Abstract

AbstractThe Next 11 (N‐11) countries are facing many challenges in achieving the objectives of Sustainable Development Goals (SDGs), as preserving environmental quality has become a major challenge for them. Specifically, achieving SDG 3, SDG 7, SDG 9, and SDG 13, the current research scrutinizes the influence of industrialization, tourism, and renewable and fossil fuel energy consumption with the moderating role of financial development on the ecological footprint in the N‐11 countries during 1995–2018. By testing all nine hypotheses through the augmented mean group, common correlated effects mean group estimators, and the Dumitrescu and Hurlin causality approach, various interesting findings are discovered. The findings verified that industrialization, tourism, and non‐renewable energy play major roles in driving environmental pollution. However, renewables and financial development increase environmental quality. Moreover, the interacting role of financial expansion with industrialization and non‐renewables significantly deteriorates the environment.

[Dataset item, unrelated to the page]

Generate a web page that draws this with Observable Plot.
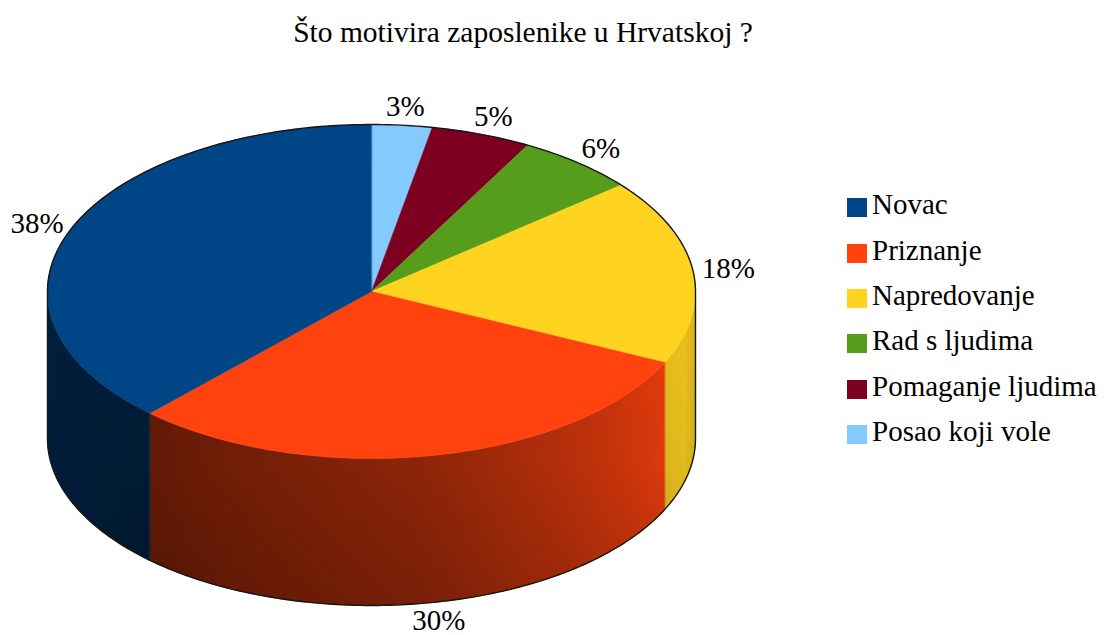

In contrast, the moderating role of financial development with tourism and renewable energy protects environmental excellence. In addition, the growth hypothesis is discovered from tourism and renewables to ecological footprint, and the feedback hypothesis is discovered between industrialization, financial development, and ecological footprint. Following the empirical findings, we recommend several policy implications to address the objectives of SDG 3, SDG 7, SDG 9, and SDG 13.